For MOOCs to Work, We Need to Talk

Online courses have proven they can attract thousands of students, but then almost all of them drop out before finishing the course. Well, guess what? Sitting at home alone and staring at a pre-recording lecture is just about the most boring thing ever, as Geoffrey Fowler writes in a Wall Street Journal article published on October 9, 2013. Learning scientists have known this for years: we have decades of research showing that engagement and social interaction result in more effective learning.* Fowler reports that MOOC developers are re-discovering the same thing:

“The most important thing that helps students succeed in an online course is
interpersonal interaction and support,” says Shanna Smith Jaggars, the assistant
director of Columbia University’s Community College Research Center. She has
compared online-only and face-to-face learning in studies of community-college
students and faculty in Virginia and Washington state. Among her findings: In
Virginia, 32% of students failed or withdrew from for-credit online courses,
compared with 19% for equivalent in-person courses.

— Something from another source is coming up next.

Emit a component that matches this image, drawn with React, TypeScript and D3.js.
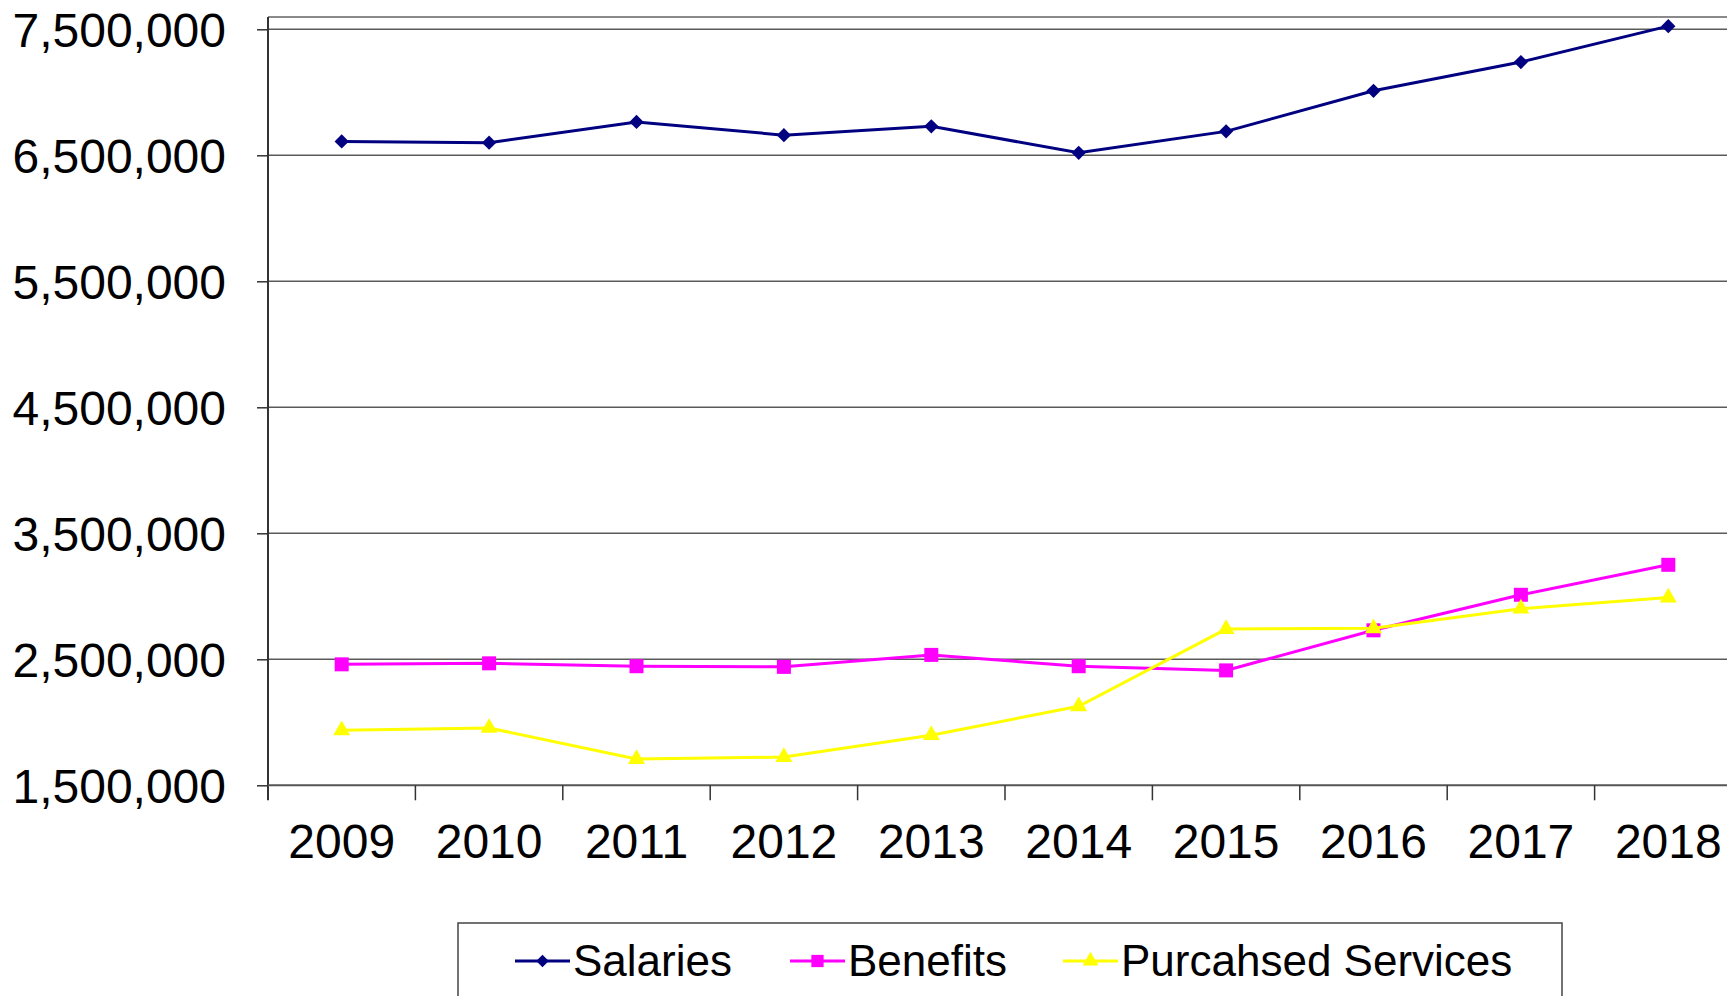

Learning scientists have also known for decades that getting students to talk to each other, while they are learning, results in better learning.* MOOC developers are re-discovering this solid finding, as well:

One way to provide personal interaction at mass scale is to get students talking to each other. Several studies suggest that many students who spend more time contributing to course discussion forums end up performing better. More than answering specific questions, the boards send a message, says Mr. Ng [a co-founder of Coursera]: “You are not alone.”

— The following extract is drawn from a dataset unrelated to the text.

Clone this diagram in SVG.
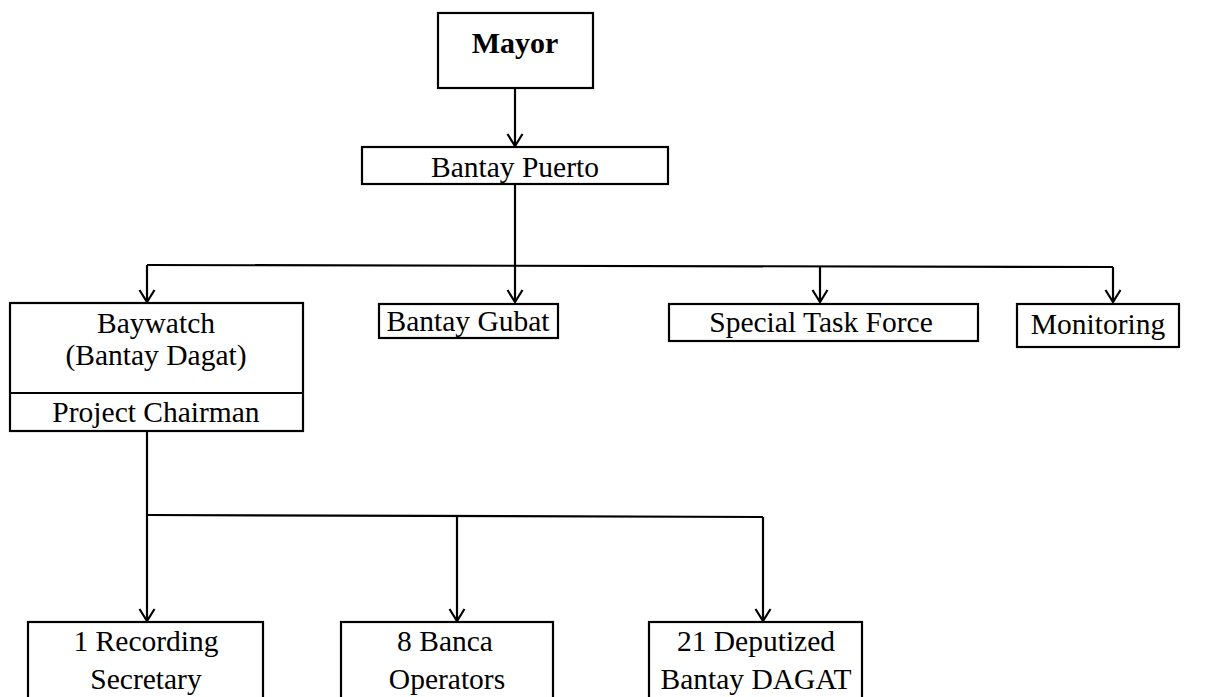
<svg xmlns="http://www.w3.org/2000/svg" width="1208" height="697" viewBox="0 0 1208 697">
  <style>
    .box { fill: #ffffff; stroke: #000000; stroke-width: 2.2; }
    .lbl { font-family: "Liberation Serif", "Times New Roman", serif; font-size: 29.5px; fill: #000000; text-anchor: middle; }
    .bold { font-weight: bold; font-size: 30px; }
    .wire { fill: none; stroke: #000000; stroke-width: 2.2; }
  </style>
  <defs>
    <!-- open V arrowhead, tip at the end of the line -->
    <marker id="vee" markerWidth="16" markerHeight="18" refX="14" refY="9" orient="auto" markerUnits="userSpaceOnUse" viewBox="0 0 16 18">
      <path d="M2,1.5 L14,9 L2,16.5" fill="none" stroke="#000000" stroke-width="2.2"/>
    </marker>
  </defs>
  <rect width="1208" height="697" fill="#ffffff"/>

  <!-- connectors -->
  <g id="connectors" class="wire">
    <path d="M515,88 V146" marker-end="url(#vee)"/>
    <path d="M515,184 V302" marker-end="url(#vee)"/>
    <path d="M147,265 L1113,267"/>
    <path d="M147,265 V302" marker-end="url(#vee)"/>
    <path d="M820,266 V302" marker-end="url(#vee)"/>
    <path d="M1113,267 V302" marker-end="url(#vee)"/>
    <path d="M147,431 V621" marker-end="url(#vee)"/>
    <path d="M147,515 L763,517"/>
    <path d="M457,516 V621" marker-end="url(#vee)"/>
    <path d="M763,517 V621" marker-end="url(#vee)"/>
  </g>

  <!-- top level -->
  <g id="mayor">
    <rect class="box" x="438" y="13" width="155" height="75"/>
    <text class="lbl bold" x="515" y="53">Mayor</text>
  </g>
  <g id="bantay-puerto">
    <rect class="box" x="362" y="147" width="306" height="37"/>
    <text class="lbl" x="515" y="177">Bantay Puerto</text>
  </g>

  <!-- second level -->
  <g id="baywatch">
    <rect class="box" x="10" y="303" width="293" height="128"/>
    <line class="wire" x1="10" y1="393" x2="303" y2="393"/>
    <text class="lbl" x="156" y="333">Baywatch</text>
    <text class="lbl" x="156" y="365">(Bantay Dagat)</text>
    <text class="lbl" x="156" y="422">Project Chairman</text>
  </g>
  <g id="bantay-gubat">
    <rect class="box" x="379" y="304" width="179" height="34"/>
    <text class="lbl" x="468" y="331">Bantay Gubat</text>
  </g>
  <g id="special-task-force">
    <rect class="box" x="669" y="304" width="309" height="37"/>
    <text class="lbl" x="821" y="332">Special Task Force</text>
  </g>
  <g id="monitoring">
    <rect class="box" x="1017" y="304" width="162" height="43"/>
    <text class="lbl" x="1098" y="334">Monitoring</text>
  </g>

  <!-- third level -->
  <g id="recording-secretary">
    <rect class="box" x="28" y="622" width="235" height="90"/>
    <text class="lbl" x="146" y="651">1 Recording</text>
    <text class="lbl" x="146" y="689">Secretary</text>
  </g>
  <g id="banca-operators">
    <rect class="box" x="341" y="622" width="212" height="90"/>
    <text class="lbl" x="445" y="651">8 Banca</text>
    <text class="lbl" x="447" y="689">Operators</text>
  </g>
  <g id="deputized-bantay-dagat">
    <rect class="box" x="649" y="622" width="213" height="90"/>
    <text class="lbl" x="756" y="651">21 Deputized</text>
    <text class="lbl" x="756" y="689">Bantay DAGAT</text>
  </g>
</svg>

A study of the online-only version of edX’s course Circuits and Electronics offered in the spring and summer of 2012 found a mild correlation between the number of posts people made in the discussion forum and their final grades. Some 52% of the students who earned a certificate for the course were active in discussion forums, according to the study by the Teaching and Learning Laboratory at MIT and Andrew Ho, an associate professor at Harvard.

I’ve been arguing that educational technology developers need to work more closely with learning scientists, so they don’t keep reinventing the wheel. (And even worse, reinventing the wheel after they spend millions of dollars first trying ineffective shapes like squares and triangles.) In the new master’s degree program I’m creating at the University of North Carolina–in educational innovation, technology, and entrepreneurship–we’re going to make sure students get a solid grounding in the learning sciences. That way, ed tech innovations will be much more likely to result in solid learning outcomes.

*Sawyer, R. K. (2006). The Cambridge Handbook of the Learning Sciences. Cambridge University Press.